***** Dataset content
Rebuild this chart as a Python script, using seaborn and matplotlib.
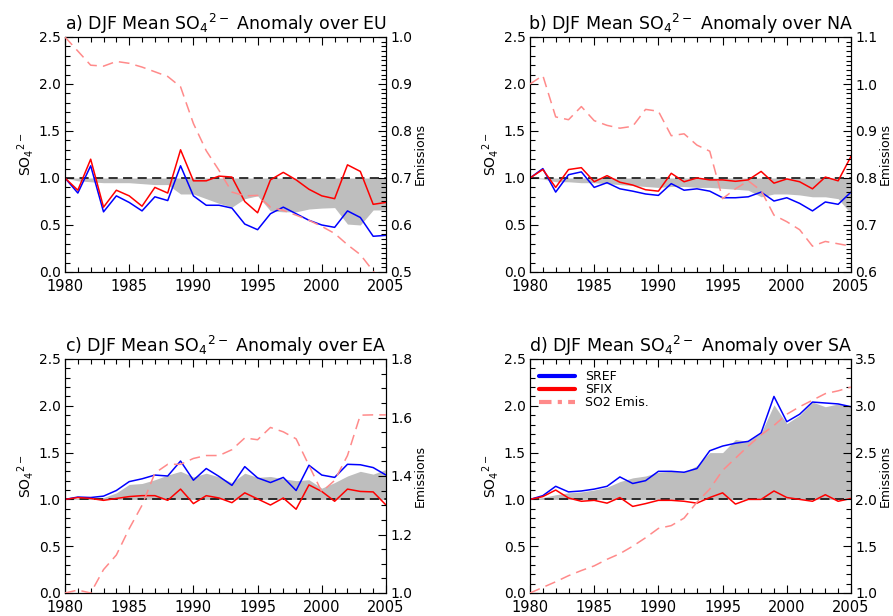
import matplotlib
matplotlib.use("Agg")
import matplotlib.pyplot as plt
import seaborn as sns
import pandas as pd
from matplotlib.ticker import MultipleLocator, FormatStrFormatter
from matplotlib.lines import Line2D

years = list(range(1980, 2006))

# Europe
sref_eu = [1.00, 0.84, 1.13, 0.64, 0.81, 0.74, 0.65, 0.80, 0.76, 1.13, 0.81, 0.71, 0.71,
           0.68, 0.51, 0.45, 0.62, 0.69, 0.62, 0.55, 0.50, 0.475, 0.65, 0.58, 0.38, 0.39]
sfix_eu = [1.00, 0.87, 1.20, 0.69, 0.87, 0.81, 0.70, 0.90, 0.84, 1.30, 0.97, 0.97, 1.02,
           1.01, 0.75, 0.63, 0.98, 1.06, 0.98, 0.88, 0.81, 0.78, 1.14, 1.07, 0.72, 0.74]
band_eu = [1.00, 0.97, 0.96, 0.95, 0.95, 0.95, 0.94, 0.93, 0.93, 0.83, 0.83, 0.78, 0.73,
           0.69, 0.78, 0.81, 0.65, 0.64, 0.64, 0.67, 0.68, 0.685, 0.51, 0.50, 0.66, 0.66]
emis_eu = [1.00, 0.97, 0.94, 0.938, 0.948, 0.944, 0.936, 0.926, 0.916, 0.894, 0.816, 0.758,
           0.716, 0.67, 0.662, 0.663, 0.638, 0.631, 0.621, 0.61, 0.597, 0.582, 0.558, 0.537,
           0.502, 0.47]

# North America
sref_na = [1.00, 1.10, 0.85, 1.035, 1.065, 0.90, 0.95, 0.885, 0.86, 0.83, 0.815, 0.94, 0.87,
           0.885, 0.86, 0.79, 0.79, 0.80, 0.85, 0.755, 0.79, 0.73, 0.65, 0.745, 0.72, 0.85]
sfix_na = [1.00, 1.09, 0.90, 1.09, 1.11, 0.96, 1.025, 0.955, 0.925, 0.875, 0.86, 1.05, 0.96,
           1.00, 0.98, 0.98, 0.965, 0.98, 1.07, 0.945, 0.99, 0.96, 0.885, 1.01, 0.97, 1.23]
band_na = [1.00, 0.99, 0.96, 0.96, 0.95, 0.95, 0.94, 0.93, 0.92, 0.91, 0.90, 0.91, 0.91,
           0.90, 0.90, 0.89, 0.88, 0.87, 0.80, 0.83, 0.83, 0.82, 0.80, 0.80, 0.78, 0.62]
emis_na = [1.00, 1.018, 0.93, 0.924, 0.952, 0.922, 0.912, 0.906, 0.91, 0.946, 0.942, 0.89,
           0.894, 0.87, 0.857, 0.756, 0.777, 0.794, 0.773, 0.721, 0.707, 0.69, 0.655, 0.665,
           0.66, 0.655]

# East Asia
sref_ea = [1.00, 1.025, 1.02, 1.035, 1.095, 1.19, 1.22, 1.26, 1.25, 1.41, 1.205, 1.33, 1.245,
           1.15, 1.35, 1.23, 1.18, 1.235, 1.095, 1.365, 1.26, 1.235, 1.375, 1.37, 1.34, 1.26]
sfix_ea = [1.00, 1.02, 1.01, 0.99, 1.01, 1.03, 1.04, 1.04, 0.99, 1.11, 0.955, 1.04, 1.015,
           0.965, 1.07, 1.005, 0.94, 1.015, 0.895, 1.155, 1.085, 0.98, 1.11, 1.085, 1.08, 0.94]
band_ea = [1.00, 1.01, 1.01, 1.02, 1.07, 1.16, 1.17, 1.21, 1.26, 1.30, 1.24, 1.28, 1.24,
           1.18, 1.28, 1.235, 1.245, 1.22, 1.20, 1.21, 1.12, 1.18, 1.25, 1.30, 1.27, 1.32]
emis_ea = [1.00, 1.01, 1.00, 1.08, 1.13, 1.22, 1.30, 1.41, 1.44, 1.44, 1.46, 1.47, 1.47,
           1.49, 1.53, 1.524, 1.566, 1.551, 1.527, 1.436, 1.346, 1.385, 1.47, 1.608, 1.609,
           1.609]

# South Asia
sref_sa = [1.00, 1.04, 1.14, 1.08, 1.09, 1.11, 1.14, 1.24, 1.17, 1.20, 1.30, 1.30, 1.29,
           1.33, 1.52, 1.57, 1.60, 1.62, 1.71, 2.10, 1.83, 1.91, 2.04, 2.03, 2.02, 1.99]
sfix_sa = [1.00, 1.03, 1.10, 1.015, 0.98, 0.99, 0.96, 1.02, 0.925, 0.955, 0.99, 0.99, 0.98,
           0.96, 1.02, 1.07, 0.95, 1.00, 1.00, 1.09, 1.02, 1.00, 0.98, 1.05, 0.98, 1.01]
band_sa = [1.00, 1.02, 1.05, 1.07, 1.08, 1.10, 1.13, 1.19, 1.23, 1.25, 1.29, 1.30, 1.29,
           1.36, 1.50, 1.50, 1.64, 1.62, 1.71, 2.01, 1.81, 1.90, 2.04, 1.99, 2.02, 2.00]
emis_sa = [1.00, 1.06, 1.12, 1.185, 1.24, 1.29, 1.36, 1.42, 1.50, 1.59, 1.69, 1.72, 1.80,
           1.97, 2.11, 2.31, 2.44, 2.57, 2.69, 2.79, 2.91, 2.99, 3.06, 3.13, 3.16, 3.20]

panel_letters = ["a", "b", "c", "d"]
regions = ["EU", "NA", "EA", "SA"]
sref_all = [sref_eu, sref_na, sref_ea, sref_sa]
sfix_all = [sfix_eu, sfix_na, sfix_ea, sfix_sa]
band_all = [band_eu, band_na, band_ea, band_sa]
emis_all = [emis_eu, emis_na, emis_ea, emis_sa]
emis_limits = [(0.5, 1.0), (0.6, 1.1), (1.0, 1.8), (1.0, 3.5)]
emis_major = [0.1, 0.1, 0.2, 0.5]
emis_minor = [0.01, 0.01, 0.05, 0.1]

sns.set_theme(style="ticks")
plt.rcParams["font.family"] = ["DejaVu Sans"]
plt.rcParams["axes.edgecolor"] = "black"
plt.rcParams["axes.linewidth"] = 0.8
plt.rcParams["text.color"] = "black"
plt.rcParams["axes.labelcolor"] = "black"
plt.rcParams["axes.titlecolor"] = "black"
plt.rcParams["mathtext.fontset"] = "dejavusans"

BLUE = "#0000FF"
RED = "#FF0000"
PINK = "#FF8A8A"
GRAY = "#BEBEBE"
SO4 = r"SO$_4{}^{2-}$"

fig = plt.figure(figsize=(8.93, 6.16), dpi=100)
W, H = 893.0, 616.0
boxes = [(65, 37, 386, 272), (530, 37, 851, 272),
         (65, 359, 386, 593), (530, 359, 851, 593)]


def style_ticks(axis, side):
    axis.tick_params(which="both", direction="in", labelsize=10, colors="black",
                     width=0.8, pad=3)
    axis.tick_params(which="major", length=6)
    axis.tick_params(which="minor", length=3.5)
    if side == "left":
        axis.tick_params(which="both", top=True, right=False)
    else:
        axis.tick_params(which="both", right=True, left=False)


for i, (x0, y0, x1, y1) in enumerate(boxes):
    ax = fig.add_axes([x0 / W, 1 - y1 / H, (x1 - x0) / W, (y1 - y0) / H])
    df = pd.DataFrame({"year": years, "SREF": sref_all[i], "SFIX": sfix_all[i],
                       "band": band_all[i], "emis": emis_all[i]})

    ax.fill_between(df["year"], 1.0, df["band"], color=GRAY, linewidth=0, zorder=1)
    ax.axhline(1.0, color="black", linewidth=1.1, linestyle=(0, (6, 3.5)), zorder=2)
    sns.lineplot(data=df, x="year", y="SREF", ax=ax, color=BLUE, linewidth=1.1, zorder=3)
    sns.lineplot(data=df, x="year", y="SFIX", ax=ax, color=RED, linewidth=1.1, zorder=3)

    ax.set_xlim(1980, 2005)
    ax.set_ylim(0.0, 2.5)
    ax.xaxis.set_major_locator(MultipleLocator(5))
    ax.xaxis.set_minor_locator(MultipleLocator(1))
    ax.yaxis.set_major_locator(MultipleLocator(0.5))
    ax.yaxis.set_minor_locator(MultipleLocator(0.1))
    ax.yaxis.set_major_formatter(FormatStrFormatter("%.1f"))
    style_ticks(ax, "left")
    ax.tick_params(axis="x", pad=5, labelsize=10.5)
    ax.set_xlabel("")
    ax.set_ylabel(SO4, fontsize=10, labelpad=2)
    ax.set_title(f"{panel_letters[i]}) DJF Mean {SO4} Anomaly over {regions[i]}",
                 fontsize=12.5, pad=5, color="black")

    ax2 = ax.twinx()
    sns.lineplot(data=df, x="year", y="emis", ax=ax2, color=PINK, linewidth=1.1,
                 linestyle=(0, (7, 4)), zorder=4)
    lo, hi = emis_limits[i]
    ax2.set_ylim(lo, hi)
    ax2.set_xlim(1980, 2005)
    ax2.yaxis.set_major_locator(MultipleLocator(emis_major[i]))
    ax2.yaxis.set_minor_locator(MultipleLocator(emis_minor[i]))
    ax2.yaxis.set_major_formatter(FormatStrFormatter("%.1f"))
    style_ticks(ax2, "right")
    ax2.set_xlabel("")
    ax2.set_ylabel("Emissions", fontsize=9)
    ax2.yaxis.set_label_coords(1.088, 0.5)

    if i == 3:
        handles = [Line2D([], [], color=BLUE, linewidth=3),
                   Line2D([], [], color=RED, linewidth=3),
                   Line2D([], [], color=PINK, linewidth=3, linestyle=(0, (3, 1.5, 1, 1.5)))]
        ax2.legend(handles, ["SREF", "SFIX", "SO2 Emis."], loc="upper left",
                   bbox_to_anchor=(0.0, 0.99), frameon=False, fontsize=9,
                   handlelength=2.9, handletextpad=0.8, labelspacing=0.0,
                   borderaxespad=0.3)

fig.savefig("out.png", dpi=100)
**********
*What this task involves*
From the first line above down to the line with "0.66, 0.655]", reproduce every line and no others, omitting pictures.

*Result below*
Rebuild this chart as a Python script, using seaborn and matplotlib.
import matplotlib
matplotlib.use("Agg")
import matplotlib.pyplot as plt
import seaborn as sns
import pandas as pd
from matplotlib.ticker import MultipleLocator, FormatStrFormatter
from matplotlib.lines import Line2D

years = list(range(1980, 2006))

# Europe
sref_eu = [1.00, 0.84, 1.13, 0.64, 0.81, 0.74, 0.65, 0.80, 0.76, 1.13, 0.81, 0.71, 0.71,
           0.68, 0.51, 0.45, 0.62, 0.69, 0.62, 0.55, 0.50, 0.475, 0.65, 0.58, 0.38, 0.39]
sfix_eu = [1.00, 0.87, 1.20, 0.69, 0.87, 0.81, 0.70, 0.90, 0.84, 1.30, 0.97, 0.97, 1.02,
           1.01, 0.75, 0.63, 0.98, 1.06, 0.98, 0.88, 0.81, 0.78, 1.14, 1.07, 0.72, 0.74]
band_eu = [1.00, 0.97, 0.96, 0.95, 0.95, 0.95, 0.94, 0.93, 0.93, 0.83, 0.83, 0.78, 0.73,
           0.69, 0.78, 0.81, 0.65, 0.64, 0.64, 0.67, 0.68, 0.685, 0.51, 0.50, 0.66, 0.66]
emis_eu = [1.00, 0.97, 0.94, 0.938, 0.948, 0.944, 0.936, 0.926, 0.916, 0.894, 0.816, 0.758,
           0.716, 0.67, 0.662, 0.663, 0.638, 0.631, 0.621, 0.61, 0.597, 0.582, 0.558, 0.537,
           0.502, 0.47]

# North America
sref_na = [1.00, 1.10, 0.85, 1.035, 1.065, 0.90, 0.95, 0.885, 0.86, 0.83, 0.815, 0.94, 0.87,
           0.885, 0.86, 0.79, 0.79, 0.80, 0.85, 0.755, 0.79, 0.73, 0.65, 0.745, 0.72, 0.85]
sfix_na = [1.00, 1.09, 0.90, 1.09, 1.11, 0.96, 1.025, 0.955, 0.925, 0.875, 0.86, 1.05, 0.96,
           1.00, 0.98, 0.98, 0.965, 0.98, 1.07, 0.945, 0.99, 0.96, 0.885, 1.01, 0.97, 1.23]
band_na = [1.00, 0.99, 0.96, 0.96, 0.95, 0.95, 0.94, 0.93, 0.92, 0.91, 0.90, 0.91, 0.91,
           0.90, 0.90, 0.89, 0.88, 0.87, 0.80, 0.83, 0.83, 0.82, 0.80, 0.80, 0.78, 0.62]
emis_na = [1.00, 1.018, 0.93, 0.924, 0.952, 0.922, 0.912, 0.906, 0.91, 0.946, 0.942, 0.89,
           0.894, 0.87, 0.857, 0.756, 0.777, 0.794, 0.773, 0.721, 0.707, 0.69, 0.655, 0.665,
           0.66, 0.655]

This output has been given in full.